Whoops! You lost me on the question about compression! You mean horizontally compressed or squeezed on the monitor, or are you talking about DV compression? I think the reason I accepted editing widescreen on a 4X3 monitor without having to see the black bars on top and bottom was because when I tried to edit widescreen with a non-widescreen format (the normal DV-NTSC template) it looked right on the monitor but it slowed the frame-rate down. Then add filters to that etc. and it slows down even more.
Oh (just read back through some posts) -- the other reason was what you mentioned in your second post. Yes, the transitions and cross-fades and filters applied to the black bars on top and bottom -- so I took the path of least resistence and edited purely in widescreen mode. This allowed all transitions and filters to be applied purely to the video in the right places and aspect ratios.
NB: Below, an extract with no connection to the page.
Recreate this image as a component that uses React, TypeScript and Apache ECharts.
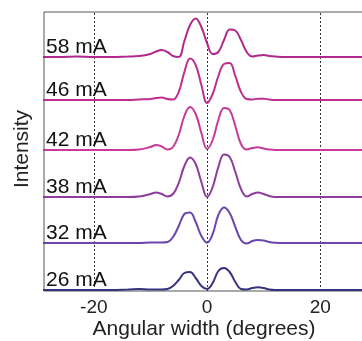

Do you get a consistent aspect ration when previewed on an external monitor i.e it does not change through transitions when VV shows frame recompressed in the preview window.
If you do can you reply with the aspect ratio of the original media, file -> properties settings.
Yes. I capture the source files that were shot in 16X9. I then edit the clips with the DV NTSC Widescreen Template. That way you have no problems except one -- You see it compressed horizontally on a 4X3 monitor, but as I said, that doesn't really bother me. Transitions and effects are applied and appear correctly. After completing my project I render it as one avi using the widescreen template. With that avi I then process it into a 4X3 movie with letterbox (using other software), but that's not important to the discussion here.
When you preview on the external monitor and the timeline goes over a transition does your picture change to having bars top and bottom for the period of the transition only and then change back to the squashed view.
By the way I have a Panasonic TV for the external montitor that can switch between 4:3 and 16:9 aspects - in the UK it was £90 - a cheap solution if you have to work with both formats.
No. Maybe it does when you're viewing it in 16X9 but not 4X3. If it doesn't do it in 4X3 and you're using the Widescreen template you shouldn't have a problem. Course the only way to tell is render a small portion with a transition to a new avi, then see how it plays out when you've got the tv in 16X9.